**PROBLEM TO SOLVE:**
Identify the lines holding "this" and copy them.

**PROVIDED INFORMATION:**
---

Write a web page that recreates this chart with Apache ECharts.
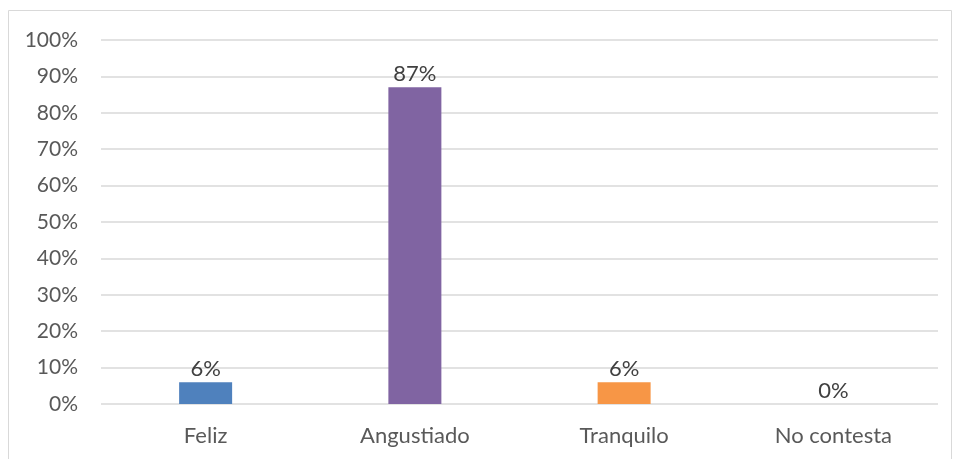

---

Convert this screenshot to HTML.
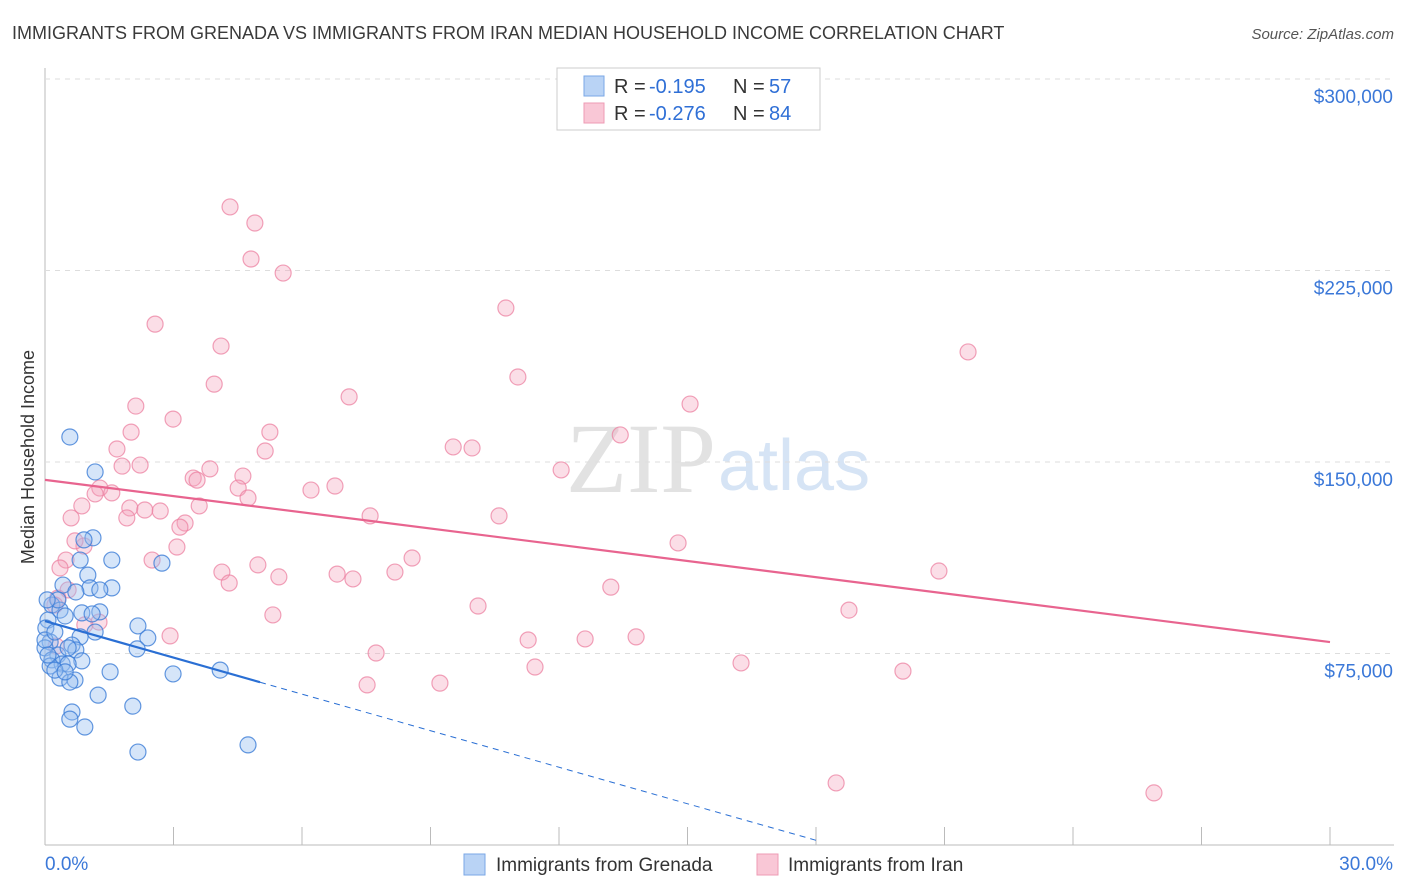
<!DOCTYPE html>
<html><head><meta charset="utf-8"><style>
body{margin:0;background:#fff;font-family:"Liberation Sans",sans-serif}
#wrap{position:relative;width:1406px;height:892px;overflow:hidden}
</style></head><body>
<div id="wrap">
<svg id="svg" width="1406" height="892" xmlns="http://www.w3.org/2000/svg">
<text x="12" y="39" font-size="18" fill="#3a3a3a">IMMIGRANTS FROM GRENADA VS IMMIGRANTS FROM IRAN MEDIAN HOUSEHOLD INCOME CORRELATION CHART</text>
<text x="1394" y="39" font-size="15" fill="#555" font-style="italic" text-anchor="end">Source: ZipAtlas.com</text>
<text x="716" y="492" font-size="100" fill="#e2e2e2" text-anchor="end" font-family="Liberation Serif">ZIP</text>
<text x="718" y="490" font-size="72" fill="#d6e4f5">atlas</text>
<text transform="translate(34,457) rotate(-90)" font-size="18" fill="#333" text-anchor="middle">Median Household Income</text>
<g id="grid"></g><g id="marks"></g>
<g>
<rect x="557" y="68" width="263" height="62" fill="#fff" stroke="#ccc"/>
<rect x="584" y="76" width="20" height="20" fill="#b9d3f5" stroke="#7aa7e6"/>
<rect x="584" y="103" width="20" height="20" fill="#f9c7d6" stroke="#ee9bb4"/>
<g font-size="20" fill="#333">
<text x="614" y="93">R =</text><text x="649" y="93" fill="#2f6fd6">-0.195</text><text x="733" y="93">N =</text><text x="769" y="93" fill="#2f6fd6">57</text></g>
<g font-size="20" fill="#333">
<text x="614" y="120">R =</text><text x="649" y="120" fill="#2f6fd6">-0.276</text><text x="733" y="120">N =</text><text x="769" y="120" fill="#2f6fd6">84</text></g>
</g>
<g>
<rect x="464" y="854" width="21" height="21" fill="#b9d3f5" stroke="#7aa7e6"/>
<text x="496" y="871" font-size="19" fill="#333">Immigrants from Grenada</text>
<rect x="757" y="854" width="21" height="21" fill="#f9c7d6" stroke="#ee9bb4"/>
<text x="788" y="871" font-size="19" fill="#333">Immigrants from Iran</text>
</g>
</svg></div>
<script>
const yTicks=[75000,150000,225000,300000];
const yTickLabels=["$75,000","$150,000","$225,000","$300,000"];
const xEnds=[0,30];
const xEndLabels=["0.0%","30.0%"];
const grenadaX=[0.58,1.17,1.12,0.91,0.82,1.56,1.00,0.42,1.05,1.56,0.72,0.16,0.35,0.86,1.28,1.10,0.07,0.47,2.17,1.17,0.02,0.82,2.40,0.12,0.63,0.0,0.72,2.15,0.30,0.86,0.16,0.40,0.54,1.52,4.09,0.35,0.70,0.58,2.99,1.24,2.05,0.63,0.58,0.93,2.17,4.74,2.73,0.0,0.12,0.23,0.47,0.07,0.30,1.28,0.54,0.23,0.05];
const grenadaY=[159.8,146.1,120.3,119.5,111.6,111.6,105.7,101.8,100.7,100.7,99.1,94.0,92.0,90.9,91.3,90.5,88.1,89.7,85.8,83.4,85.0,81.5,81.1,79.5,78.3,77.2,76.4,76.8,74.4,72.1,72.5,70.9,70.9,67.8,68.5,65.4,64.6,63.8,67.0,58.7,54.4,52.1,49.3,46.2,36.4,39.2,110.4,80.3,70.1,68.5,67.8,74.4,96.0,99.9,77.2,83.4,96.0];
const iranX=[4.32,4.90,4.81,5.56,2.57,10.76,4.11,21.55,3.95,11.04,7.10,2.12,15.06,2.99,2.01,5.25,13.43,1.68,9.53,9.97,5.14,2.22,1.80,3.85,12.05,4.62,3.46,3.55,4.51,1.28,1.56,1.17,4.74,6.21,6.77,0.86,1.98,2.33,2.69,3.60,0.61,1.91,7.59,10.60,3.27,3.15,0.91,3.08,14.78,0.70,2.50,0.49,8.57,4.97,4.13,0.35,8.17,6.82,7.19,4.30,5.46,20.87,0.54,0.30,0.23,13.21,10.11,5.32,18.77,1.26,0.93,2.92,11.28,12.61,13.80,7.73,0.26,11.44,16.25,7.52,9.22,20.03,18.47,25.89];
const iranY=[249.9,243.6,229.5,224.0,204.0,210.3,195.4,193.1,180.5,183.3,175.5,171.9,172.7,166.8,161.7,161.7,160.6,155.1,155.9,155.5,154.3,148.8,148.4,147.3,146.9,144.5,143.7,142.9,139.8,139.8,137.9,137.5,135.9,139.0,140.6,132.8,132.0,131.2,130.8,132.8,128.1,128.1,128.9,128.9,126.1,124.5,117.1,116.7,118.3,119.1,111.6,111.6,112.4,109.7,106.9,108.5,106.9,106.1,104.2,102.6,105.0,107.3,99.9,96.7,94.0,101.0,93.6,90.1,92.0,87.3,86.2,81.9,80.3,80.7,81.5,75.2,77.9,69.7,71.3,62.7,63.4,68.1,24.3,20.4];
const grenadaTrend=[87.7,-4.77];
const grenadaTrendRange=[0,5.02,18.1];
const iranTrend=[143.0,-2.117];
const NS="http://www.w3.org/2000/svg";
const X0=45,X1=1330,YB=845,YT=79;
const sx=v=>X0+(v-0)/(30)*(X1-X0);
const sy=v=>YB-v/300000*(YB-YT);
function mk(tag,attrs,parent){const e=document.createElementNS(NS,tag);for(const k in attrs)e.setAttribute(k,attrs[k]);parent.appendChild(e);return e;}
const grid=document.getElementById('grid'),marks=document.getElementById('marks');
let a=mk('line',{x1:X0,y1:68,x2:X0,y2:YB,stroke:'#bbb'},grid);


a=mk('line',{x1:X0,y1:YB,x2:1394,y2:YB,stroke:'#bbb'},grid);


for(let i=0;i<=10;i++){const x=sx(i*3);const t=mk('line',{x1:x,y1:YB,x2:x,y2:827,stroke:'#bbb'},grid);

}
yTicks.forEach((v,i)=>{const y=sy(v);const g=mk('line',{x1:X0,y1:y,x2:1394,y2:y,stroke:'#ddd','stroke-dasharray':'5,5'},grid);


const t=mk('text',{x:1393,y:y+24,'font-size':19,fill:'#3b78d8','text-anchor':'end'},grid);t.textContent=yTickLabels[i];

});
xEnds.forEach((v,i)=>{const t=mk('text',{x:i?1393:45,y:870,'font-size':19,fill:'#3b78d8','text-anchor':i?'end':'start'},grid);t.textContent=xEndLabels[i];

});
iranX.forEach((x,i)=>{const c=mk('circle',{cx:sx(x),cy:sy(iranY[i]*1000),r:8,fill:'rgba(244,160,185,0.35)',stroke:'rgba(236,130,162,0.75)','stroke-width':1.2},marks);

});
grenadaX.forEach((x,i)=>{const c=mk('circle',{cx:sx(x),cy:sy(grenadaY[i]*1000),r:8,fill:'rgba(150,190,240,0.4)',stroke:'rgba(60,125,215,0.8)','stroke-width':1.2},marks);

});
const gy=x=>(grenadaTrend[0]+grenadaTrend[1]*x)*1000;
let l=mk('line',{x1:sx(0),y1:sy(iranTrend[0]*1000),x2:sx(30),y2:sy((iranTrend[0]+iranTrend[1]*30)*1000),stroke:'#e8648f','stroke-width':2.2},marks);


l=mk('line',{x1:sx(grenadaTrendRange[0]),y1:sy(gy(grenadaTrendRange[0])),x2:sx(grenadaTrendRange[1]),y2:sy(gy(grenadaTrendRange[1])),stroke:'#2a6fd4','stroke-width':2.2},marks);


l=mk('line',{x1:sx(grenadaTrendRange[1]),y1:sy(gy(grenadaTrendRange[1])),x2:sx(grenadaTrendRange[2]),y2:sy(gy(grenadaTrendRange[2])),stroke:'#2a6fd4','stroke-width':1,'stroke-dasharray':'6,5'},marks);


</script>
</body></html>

---

**WRITTEN ANSWER:**
Write a web page that recreates this chart with Apache ECharts.
Convert this screenshot to HTML.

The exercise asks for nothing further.